The second is that a belief system is indicated and supported by what topics are chosen for consideration. This is the issue of “salience.” [4] In politics, we talk about these things and THEY talk about those things. And that is true also of news sources. Entirely apart from any bias in evaluation—which is the next point—there is a bias in salience.
Liberal news sources blame President Trump for everything imaginable and credit him with no achievements at all. Conservative news sources exonerate President Trump from any blame whatever and call the slightest hint of hope, an “achievement.” Liberal news sources talk about civil rights and the equal protections clause. Conservative new sources talk about religious liberty and the inviolability of conscience.
Third, a belief system says that these things are good and those things are bad. Or, less combatively, that these things are better than those things. Or that these things are better than those things…right now. It is too late, for instance, to restore the integrity of the American family, now that it has been torn asunder by generations of liberal permissiveness. It is too late to stop the pollution which is rapidly heating the atmosphere, but it is too early to start planning expensive protective efforts for those communities about to be inundated by rising oceans.
Left-leaning media
If, as noted earlier, I am the plumb line, then all I have to do to form an opinion about the fairness of the media, is to see where they fall with reference to my own—that means to “our” own—views. To be “left-leaning,” a news source would have to do two things. They would have to focus on issues that we don’t like to talk about and they would have to say things that contradict our values and our loyalties.
A common conservative belief, for instance, is that the nations of the world are persistently taking advantage of America. We are the global policemen and the global lending agency and the global social workers and the global food bank and so on. And in return, we get hostility, refusal to cooperate, and binding agreements with our enemies. Now take a minute and think of what stories—we are considering only the salience question here—would violate that belief. Countries that actively refuse our “police services” are a story that would not be covered. Stories showing that what Americans call “gratitude” would require that a country do things directly opposed to their self-interest, would not be covered. Instances of opposition, which would be called “ingratitude” would be covered in detail.
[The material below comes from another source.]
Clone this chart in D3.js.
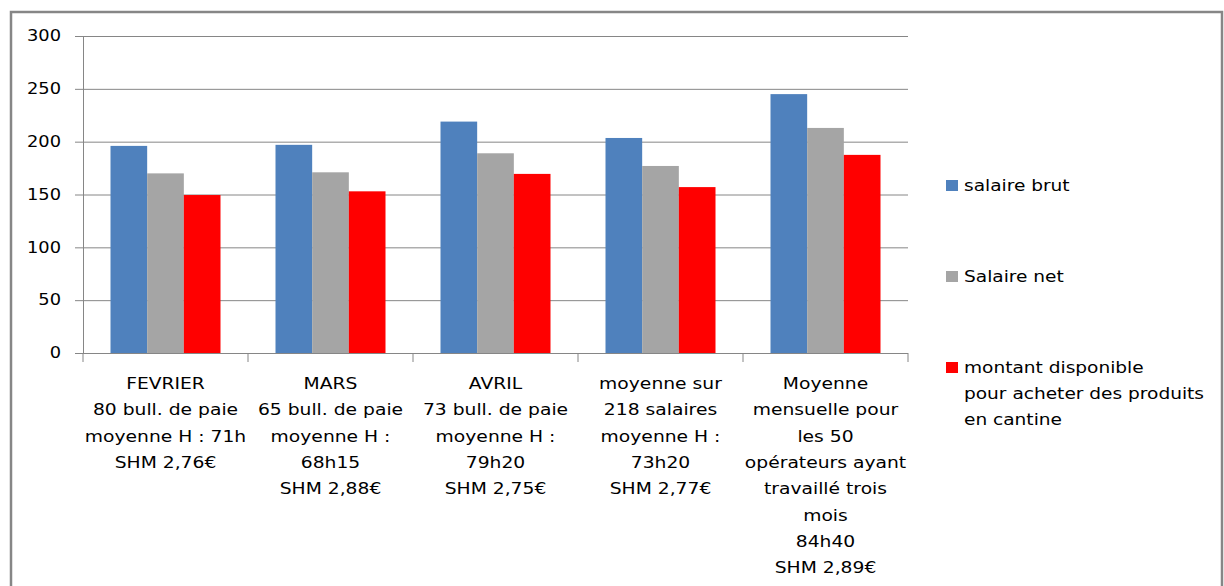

A left-leaning news source would feature topics that we don’t really talk about in my (conservative) news “neighborhood.” And they would take positions on those topics that we conservatives find weak or relativistic or unpatriotic unrealistic on questions of the global environment.
“Left-leaning” has nothing at all to do with whether these sources are “fair and unbiased;” it has nothing to do with equal numbers of liberal and conservative commentators; it has nothing to do with a careful grounding of the conclusions in the facts of the matter. And how could anyone—political scientists among them—have thought it could?
It means leaning away from me. And the further to the right I am, the more powerfully true it is that “many sources” or “most sources” of news are “left-leaning.”
I’m saying it’s a conspiracy.
[1] The terms left and right could be said to be arbitrary. They derive from the 18th Century French politics that put the aristocrats on the right side of the assembly and the commoners on the left, but there was no rationale for the seating and it is just a taken for granted term now.
[2] It is easier, of course, to sell your results to your left-leaning student body or your left-leaning community of scholars, but lots of scholars would be really happy to defy their students and/or their colleagues if their data would hold up to unfriendly scrutiny.
[3] Or…you know…adequately or inadequately supported by the data so far.
[4] Literally, the issue of what “jumps out” for you.